Еще в начале 90-х годов, вскоре по назначении меня президентом, когда было свежо впечатление забаллотирования знаменитого химика в академическом собрании, я прилагал усилия к исправлению этой ошибки. Но тогда же встретил непреодолимые мне затруднения...
Если Д. И. Менделеев еще не состоит академиком, то вина этого обстоятельства не падает на президента. Остается еще узнать, захотел ли бы Дмитрий Иванович подвергнуться выборам после того, как в 80-х годах он был забаллотирован. Что же касается моего личного мнения, то я был бы очень рад, если бы Менделеев принадлежал к составу Академии и если бы существующие для этого препятствия могли быть преодолены... "

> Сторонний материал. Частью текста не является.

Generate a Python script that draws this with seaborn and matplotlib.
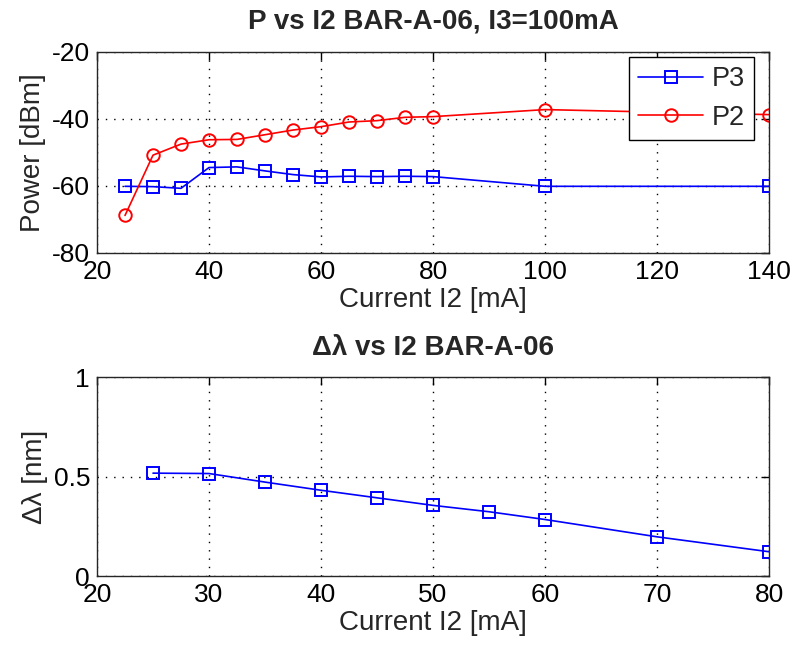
import matplotlib
matplotlib.use("Agg")
import matplotlib.pyplot as plt
import seaborn as sns
import pandas as pd

# Measured power of both sections versus current I2 (I3 fixed at 100 mA)
i2_power = [25, 30, 35, 40, 45, 50, 55, 60, 65, 70, 75, 80, 100, 140]
p3_dbm = [-60.1, -60.2, -60.7, -54.5, -54.3, -55.5, -56.6, -57.3, -57.1, -57.2, -57.1, -57.2, -60.1, -60.1]
p2_dbm = [-68.8, -50.8, -47.5, -46.2, -46.1, -44.7, -43.3, -42.3, -40.9, -40.5, -39.5, -39.3, -37.2, -38.7]

# Wavelength separation versus current I2
i2_dlambda = [25, 30, 35, 40, 45, 50, 55, 60, 70, 80]
dlambda_nm = [0.517, 0.515, 0.472, 0.431, 0.393, 0.355, 0.323, 0.284, 0.197, 0.122]

top_xticks = [20, 40, 60, 80, 100, 120, 140]
top_yticks = [-80, -60, -40, -20]
bot_xticks = [20, 30, 40, 50, 60, 70, 80]
bot_yticks = [0, 0.5, 1]

sns.set_style("white")
plt.rcParams["font.family"] = ["Liberation Sans", "DejaVu Sans"]

fig = plt.figure(figsize=(7.97, 6.53), dpi=100)
ax1 = fig.add_axes([0.1217, 0.6126, 0.8432, 0.3078])
ax2 = fig.add_axes([0.1217, 0.1179, 0.8432, 0.3047])

power_df = pd.DataFrame({"I2": i2_power, "P3": p3_dbm, "P2": p2_dbm})
dl_df = pd.DataFrame({"I2": i2_dlambda, "dl": dlambda_nm})

line_kw = dict(linewidth=1.2, markersize=9, markerfacecolor="none", markeredgewidth=1.4)

sns.lineplot(data=power_df, x="I2", y="P3", ax=ax1, color="#0000ff", marker="s",
             markeredgecolor="#0000ff", label="P3", **line_kw)
sns.lineplot(data=power_df, x="I2", y="P2", ax=ax1, color="#ff0000", marker="o",
             markeredgecolor="#ff0000", label="P2", **line_kw)
sns.lineplot(data=dl_df, x="I2", y="dl", ax=ax2, color="#0000ff", marker="s",
             markeredgecolor="#0000ff", legend=False, **line_kw)

tick_fs = 19
label_fs = 20

for ax, xt, yt in ((ax1, top_xticks, top_yticks), (ax2, bot_xticks, bot_yticks)):
    ax.set_xlim(xt[0], xt[-1])
    ax.set_ylim(yt[0], yt[-1])
    ax.set_xticks(xt)
    ax.set_yticks(yt)
    ax.set_xticklabels([f"{v:g}" for v in xt])
    ax.set_yticklabels([f"{v:g}" for v in yt])
    ax.grid(True, color="black", linestyle=(0, (1, 5)), linewidth=1.0)
    ax.tick_params(direction="in", length=6, width=1, top=True, right=True,
                   labelsize=tick_fs, pad=5, colors="black")
    for s in ax.spines.values():
        s.set_color("#262626")
        s.set_linewidth(1.0)
        s.set_visible(True)
    ax.set_xlabel("Current I2 [mA]", fontsize=label_fs, labelpad=2)

ax1.set_ylabel("Power [dBm]", fontsize=label_fs, labelpad=4)
ax2.set_ylabel("Δλ [nm]", fontsize=label_fs, labelpad=4)

ax1.set_title("P vs I2 BAR-A-06, I3=100mA", fontsize=20, fontweight="bold", pad=17)
ax2.set_title("Δλ vs I2 BAR-A-06", fontsize=20, fontweight="bold", pad=16)

leg = ax1.legend(loc="upper right", bbox_to_anchor=(754 / 797, 1 - 57 / 653),
                 bbox_transform=fig.transFigure, borderaxespad=0,
                 fontsize=19.5, frameon=True, fancybox=False,
                 edgecolor="black", framealpha=1,
                 handlelength=2.4, labelspacing=0.45, borderpad=0.35, handletextpad=0.3)
leg.get_frame().set_linewidth(1.0)

fig.savefig("out.png", dpi=100)
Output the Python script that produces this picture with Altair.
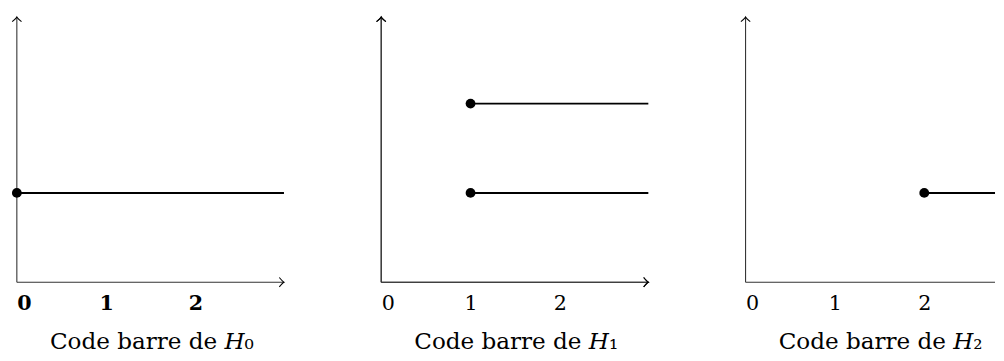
import altair as alt
import pandas as pd

# ---- data ----
panel_names = ["H0", "H1", "H2"]
panel_titles = ["Code barre de 𝐻₀", "Code barre de 𝐻₁", "Code barre de 𝐻₂"]
bar_panel = ["H0", "H1", "H1", "H2"]
bar_birth = [0, 1, 1, 2]
bar_level = [1, 1, 2, 1]
tick_values = [0, 1, 2]
bold_tick_labels = [True, False, False]

# ---- layout / style ----
FONT = "DejaVu Serif"
X_END = 2.99   # end of horizontal axis arrow (infinite bars run to it)
Y_END = 2.97   # end of vertical axis arrow
x_domain_max = [2.99, 2.99, 2.792]
widths = [272, 272, 254]
HEIGHT = 270
AXIS_COLOR = "#333333"

RIGHT_ARROW = "M -1 -1 Q -0.3 -0.15 0 0 Q -0.3 0.15 -1 1"
UP_ARROW = "M -1 1 Q -0.15 0.3 0 0 Q 0.15 0.3 1 1"

bars_all = pd.DataFrame({"panel": bar_panel, "birth": bar_birth, "level": bar_level})


def make_panel(i):
    name = panel_names[i]
    dmax = x_domain_max[i]
    df = bars_all[bars_all["panel"] == name].copy()
    df["end"] = min(X_END, dmax)

    xs = alt.Scale(domain=[0, dmax], nice=False, zero=False)
    ys = alt.Scale(domain=[0, Y_END], nice=False, zero=False)

    xaxis = alt.Axis(
        values=tick_values, format="d", domain=False, ticks=False, grid=False,
        labelFont=FONT, labelFontSize=21, labelColor="black",
        labelFontWeight="bold" if bold_tick_labels[i] else "normal",
        labelPadding=11,
        title=panel_titles[i], titleFont=FONT, titleFontSize=23.5,
        titleFontWeight="normal", titleColor="black", titlePadding=17,
        titleX=137, titleAlign="center", titleBaseline="top",
    )

    bars = alt.Chart(df).mark_rule(color="black", strokeWidth=2).encode(
        x=alt.X("birth:Q", scale=xs, axis=xaxis),
        x2="end:Q",
        y=alt.Y("level:Q", scale=ys, axis=None),
    )
    dots = alt.Chart(df).mark_circle(color="black", opacity=1, size=100).encode(
        x=alt.X("birth:Q", scale=xs, axis=xaxis),
        y=alt.Y("level:Q", scale=ys, axis=None),
    )
    x_line = alt.Chart(df).mark_rule(color=AXIS_COLOR, strokeWidth=1.1).encode(
        x=alt.X(datum=0, scale=xs, axis=xaxis),
        x2=alt.datum(min(X_END, dmax)),
        y=alt.Y(datum=0, scale=ys, axis=None),
    )
    y_line = alt.Chart(df).mark_rule(color=AXIS_COLOR, strokeWidth=1.1).encode(
        x=alt.X(datum=0, scale=xs, axis=xaxis),
        y=alt.Y(datum=0, scale=ys, axis=None),
        y2=alt.datum(Y_END),
    )
    up = alt.Chart(df).mark_point(
        shape=UP_ARROW, filled=False, size=90, stroke="black", strokeWidth=1.1, opacity=1
    ).encode(
        x=alt.X(datum=0, scale=xs, axis=xaxis),
        y=alt.Y(datum=Y_END, scale=ys, axis=None),
    )
    layers = [x_line, y_line, up]
    if X_END <= dmax:
        right = alt.Chart(df).mark_point(
            shape=RIGHT_ARROW, filled=False, size=90, stroke="black", strokeWidth=1.1, opacity=1
        ).encode(
            x=alt.X(datum=X_END, scale=xs, axis=xaxis),
            y=alt.Y(datum=0, scale=ys, axis=None),
        )
        layers.append(right)
    layers += [bars, dots]
    return alt.layer(*layers).properties(width=widths[i], height=HEIGHT)


chart = alt.hconcat(*[make_panel(i) for i in range(3)], spacing=89).properties(
    padding={"left": 2, "top": 3, "right": 0, "bottom": 0}
).configure_view(stroke=None).configure_axis(domain=False, ticks=False, grid=False)

chart.save("out.html", embed_options={"renderer": "svg", "actions": False})
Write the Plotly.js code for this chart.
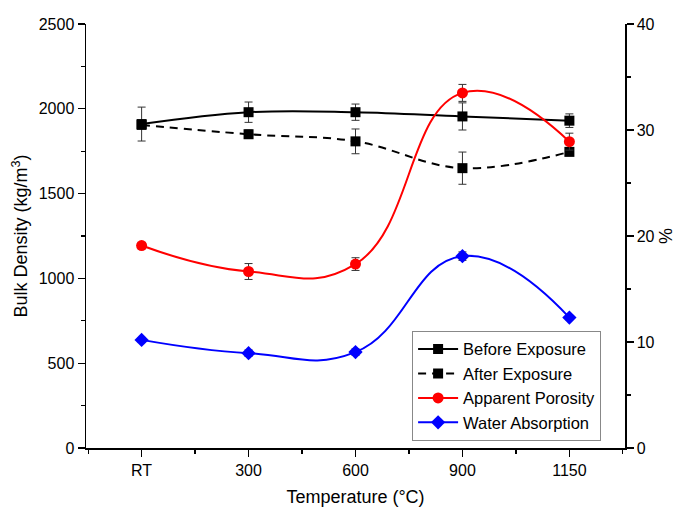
<!DOCTYPE html>
<html>
<head>
<meta charset="utf-8">
<script src="https://cdn.plot.ly/plotly-3.0.1.min.js"></script>
<style>html,body{margin:0;padding:0;background:#fff;}#chart{width:678px;height:509px;}</style>
</head>
<body>
<div id="chart"></div>
<script>
const categories = ["RT", "300", "600", "900", "1150"];
const beforeExposure = [1910, 1980, 1980, 1955, 1930];
const beforeErr = [100, 60, 48, 80, 40];
const afterExposure = [1905, 1850, 1808, 1650, 1746];
const afterErr = [0, 25, 73, 95, 0];
const apparentPorosity = [19.1, 16.65, 17.35, 33.5, 28.9];
const porosityErr = [0.3, 0.75, 0.6, 0.8, 0.8];
const waterAbsorption = [10.2, 8.95, 9.05, 18.1, 12.3];
const waterErr = [0.2, 0.3, 0.3, 0.4, 0.2];

const xs = categories.map((c, i) => i);
const font = "Arial, 'Liberation Sans', sans-serif";
const errStyle = (arr) => ({type: "data", array: arr, visible: true, color: "#333", thickness: 1, width: 4});

const traces = [
  {x: xs, y: beforeExposure, name: "Before Exposure", type: "scatter", mode: "lines+markers",
   line: {color: "#000", width: 2, shape: "spline", smoothing: 1.1},
   marker: {symbol: "square", size: 10, color: "#000"}, error_y: errStyle(beforeErr)},
  {x: xs, y: afterExposure, name: "After Exposure", type: "scatter", mode: "lines+markers",
   line: {color: "#000", width: 2, dash: "8px,6px", shape: "spline", smoothing: 1.1},
   marker: {symbol: "square", size: 10, color: "#000"}, error_y: errStyle(afterErr)},
  {x: xs, y: apparentPorosity, name: "Apparent Porosity", type: "scatter", mode: "lines+markers", yaxis: "y2",
   line: {color: "#ff0000", width: 2, shape: "spline", smoothing: 1.3},
   marker: {symbol: "circle", size: 11, color: "#ff0000"}, error_y: errStyle(porosityErr)},
  {x: xs, y: waterAbsorption, name: "Water Absorption", type: "scatter", mode: "lines+markers", yaxis: "y2",
   line: {color: "#0000ff", width: 2, shape: "spline", smoothing: 1.3},
   marker: {symbol: "diamond", size: 11, color: "#0000ff"}, error_y: errStyle(waterErr)}
];

const layout = {
  width: 678, height: 509,
  margin: {l: 86, r: 53, t: 24, b: 61},
  paper_bgcolor: "#fff", plot_bgcolor: "#fff",
  font: {family: font, size: 16, color: "#000"},
  showlegend: true,
  legend: {x: 0.605, y: 0.017, xanchor: "left", yanchor: "bottom", bgcolor: "#fff",
           bordercolor: "#888", borderwidth: 1, font: {family: font, size: 16.5, color: "#000"},
           tracegroupgap: 0, itemwidth: 40},
  xaxis: {range: [-0.52, 4.52], tickmode: "array", tickvals: xs, ticktext: categories,
          showline: true, linecolor: "#000", linewidth: 1.5, ticks: "outside", ticklen: 7, tickwidth: 1.2,
          tickcolor: "#000", showgrid: false, zeroline: false, tickfont: {size: 16},
          minor: {dtick: 0.5, tick0: 0, ticks: "outside", ticklen: 4, tickcolor: "#000", showgrid: false},
          title: {text: "Temperature (°C)", font: {size: 18}, standoff: 12}},
  yaxis: {range: [0, 2500], dtick: 500, showline: true, linecolor: "#000", linewidth: 1.5,
          ticks: "outside", ticklen: 7, tickwidth: 1.2, tickcolor: "#000", showgrid: false, zeroline: false,
          tickfont: {size: 16},
          minor: {dtick: 250, ticks: "outside", ticklen: 4, tickcolor: "#000", showgrid: false},
          title: {text: "Bulk Density (kg/m<sup>3</sup>)", font: {size: 18}, standoff: 6}},
  yaxis2: {range: [0, 40], dtick: 10, overlaying: "y", side: "right", showline: true, linecolor: "#000",
           linewidth: 1.5, ticks: "outside", ticklen: 7, tickwidth: 1.2, tickcolor: "#000", showgrid: false,
           zeroline: false, tickfont: {size: 16},
           minor: {dtick: 5, ticks: "outside", ticklen: 4, tickcolor: "#000", showgrid: false},
           title: {text: "%", font: {size: 18}, standoff: 6}}
};

Plotly.newPlot("chart", traces, layout, {displayModeBar: false, staticPlot: true});
</script>
</body>
</html>
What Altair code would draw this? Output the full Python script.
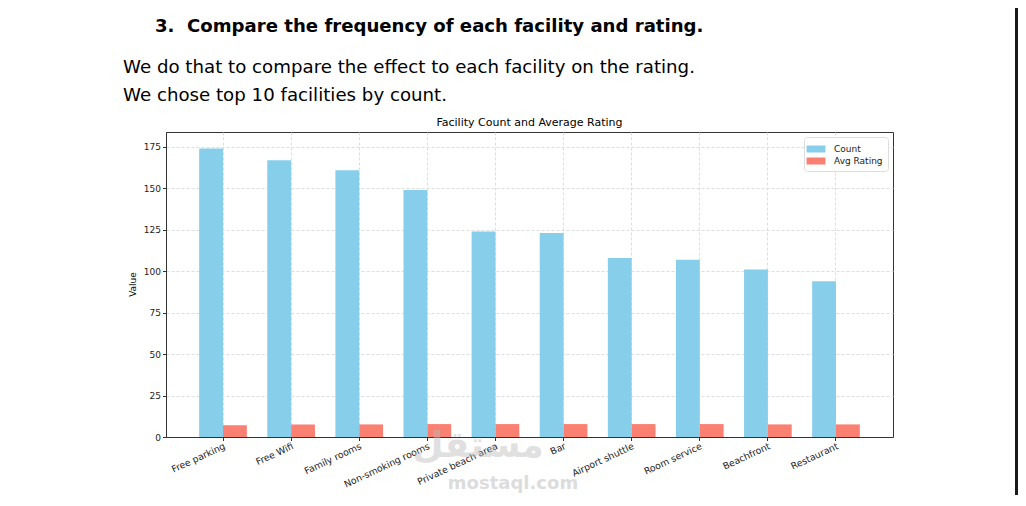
"""Facility count vs average rating, grouped bars, rebuilt in Altair."""

import pandas as pd
import altair as alt


FACILITIES = [
    "Free parking",
    "Free Wifi",
    "Family rooms",
    "Non-smoking rooms",
    "Private beach area",
    "Bar",
    "Airport shuttle",
    "Room service",
    "Beachfront",
    "Restaurant",
]
COUNTS = [174, 167, 161, 149, 124, 123, 108, 107, 101, 94]
AVG_RATINGS = [7.1, 7.6, 7.6, 7.8, 7.8, 7.8, 7.8, 7.8, 7.6, 7.6]
SERIES = ["Count", "Avg Rating"]
SERIES_COLORS = ["#87CEEB", "#FA8072"]
Y_TICKS = [0, 25, 50, 75, 100, 125, 150, 175]

HEADING = "3.\u00a0 Compare the frequency of each facility and rating."
BODY_LINES = [
    "We do that to compare the effect to each facility on the rating.",
    "We chose top 10 facilities by count.",
]
CHART_TITLE = "Facility Count and Average Rating"

FONT = "DejaVu Sans"
PLOT_W = 727
PLOT_H = 305


def build_long_table():
    records = []
    for name, count, rating in zip(FACILITIES, COUNTS, AVG_RATINGS):
        records.append({"facility": name, "series": "Count", "value": count})
        records.append({"facility": name, "series": "Avg Rating", "value": rating})
    return pd.DataFrame(records)


def text_layer(text, x, y, size, weight="normal", align="left", color="#000000",
               angle=0, opacity=1.0, font=FONT):
    one_row = pd.DataFrame({"t": [text]})
    return (
        alt.Chart(one_row)
        .mark_text(
            font=font,
            fontSize=size,
            fontWeight=weight,
            align=align,
            baseline="alphabetic",
            color=color,
            angle=angle,
            opacity=opacity,
        )
        .encode(x=alt.value(x), y=alt.value(y), text="t:N")
    )


df = build_long_table()

bars = (
    alt.Chart(df)
    .mark_bar()
    .encode(
        x=alt.X(
            "facility:N",
            sort=FACILITIES,
            title=None,
            scale=alt.Scale(paddingInner=0.3, paddingOuter=0.487),
            axis=alt.Axis(
                labelAngle=335,
                labelAlign="right",
                labelBaseline="top",
                labelFontSize=9.3,
                labelFont=FONT,
                labelColor="#222222",
                labelPadding=1,
                tickSize=3.5,
                tickColor="#333333",
                domain=True,
                domainColor="#333333",
                bandPosition=0.5,
                grid=True,
                gridDash=[3, 2],
                gridColor="#dddddd",
            ),
        ),
        xOffset=alt.XOffset("series:N", sort=SERIES, scale=alt.Scale(paddingInner=0, paddingOuter=0)),
        y=alt.Y(
            "value:Q",
            title=None,
            scale=alt.Scale(domain=[0, 184], nice=False, zero=True),
            axis=alt.Axis(
                values=Y_TICKS,
                labelFontSize=9,
                labelFont=FONT,
                labelColor="#222222",
                labelPadding=2,
                tickSize=3.5,
                tickColor="#333333",
                domain=True,
                domainColor="#333333",
                grid=True,
                gridDash=[3, 2],
                gridColor="#dddddd",
            ),
        ),
        color=alt.Color(
            "series:N",
            sort=SERIES,
            scale=alt.Scale(domain=SERIES, range=SERIES_COLORS),
            title=None,
            legend=alt.Legend(
                orient="top-right",
                offset=5,
                padding=5,
                fillColor="#ffffff",
                strokeColor="#dddddd",
                cornerRadius=3,
                labelFont=FONT,
                labelFontSize=9,
                labelColor="#222222",
                symbolType="M-1.35,-0.5L1.35,-0.5L1.35,0.5L-1.35,0.5Z",
                symbolSize=196,
                symbolStrokeWidth=0,
                rowPadding=0,
                labelOffset=11,
            ),
        ),
    )
)

annotations = [
    text_layer(HEADING, -11, -100, 18.1, weight="bold"),
    text_layer(BODY_LINES[0], -43, -59, 18.2),
    text_layer(BODY_LINES[1], -43, -31, 18.2),
    text_layer(CHART_TITLE, PLOT_W / 2, -6, 11, align="center"),
    text_layer("Value", -30, PLOT_H / 2, 9, align="center", angle=270),
    text_layer("\u0645\u0633\u062a\u0642\u0644", 312, 325, 36, weight="bold",
               align="center", color="#bbbbbb", opacity=0.45),
    text_layer("mostaql.com", 347, 357, 18, weight="bold", align="center",
               color="#bbbbbb", opacity=0.5),
]

edge = (
    alt.Chart(pd.DataFrame({"t": [0]}))
    .mark_rule(color="#1a1a1a", strokeWidth=3)
    .encode(x=alt.value(850.5), y=alt.value(-124), y2=alt.value(PLOT_H + 60))
)

chart = (
    alt.layer(bars, *annotations, edge)
    .properties(
        width=PLOT_W,
        height=PLOT_H,
        autosize=alt.AutoSizeParams(type="none"),
        padding={"left": 158, "top": 124, "right": 125, "bottom": 58},
        background="#ffffff",
    )
    .configure_view(stroke="#333333", strokeWidth=1)
)

chart.save("out.html", embed_options={"renderer": "svg", "actions": False})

Фактически Константин Романов ограничился лишь констатацией фактов и выражением сожалений, хотя он, безусловно, мог бы существенно повлиять на положительное решение сакраментального вопроса...
Это письмо Витте передал Менделееву, у которого содержание письма вызвало раздражение, и ученый в резкой форме раз и навсегда отказался от баллотирования в академию.
…Менделееву очень нравилась картина А. И. Куинджи "Ночь на Днепре". Менделеев сказал, что перед ней забудется любой мечтатель.
…Молодежные пятницы, которые Менделеев проводил у себя дома, вскоре превратились в литературно-художественные среды с приглашением известных художников и литераторов.
Они проводились со второй женой Анной Ивановной Поповой, где угощением были простые бутерброды и чай. Но главным было общение. Как вспоминает Анна Ивановна: "Это и было счастьем, но этого тогда не замечали".
На "Менделеевских средах" много спорили о науке, литературе и искусстве. Для разрядки серьезной обстановки Менделеев показывал занимательные опыты в шуточной интерпретации. Однажды он объявил: "Господа, курение — вред, и, если кто из вас закурит, я соберу табачный дым в банку". Менделеев любил читать В. А. Жуковского и А. С. Пушкина. Из иностранных писателей — В. Гюго, Ф. Шиллера, У. Шекспира. Но больше всего ценил поэтов: английского — Д. Байрона и русского — Ф. И. Тютчева. Музыка оказывала сильное воздействие на Менделеева. Его любимым композитором был его коллега — великий химик А. П. Бородин, который написал оперу "Князь Игорь".
…Резкость же своего характера он с улыбкой объяснял тем, что раздражение в себе таить вредно: "Ругайся себе направо и налево — и будешь здоров. Вот Владиславьев, бывший ректор университета, не умел ругаться, все таил в себе — скоро и помер".
Однажды Менделеев пришел в Палату мер и весов в большом раздражении. Накричал буквально на всех. Потом в кабинете сел в кресло, улыбнулся и сказал весело: "Вот как я сегодня в духе!"
В 1890-1895 годах Менделеев был консультантом Научно-технической лаборатории Морского министерства. В 1892 году наладил производство изобретенного им бездымного пороха.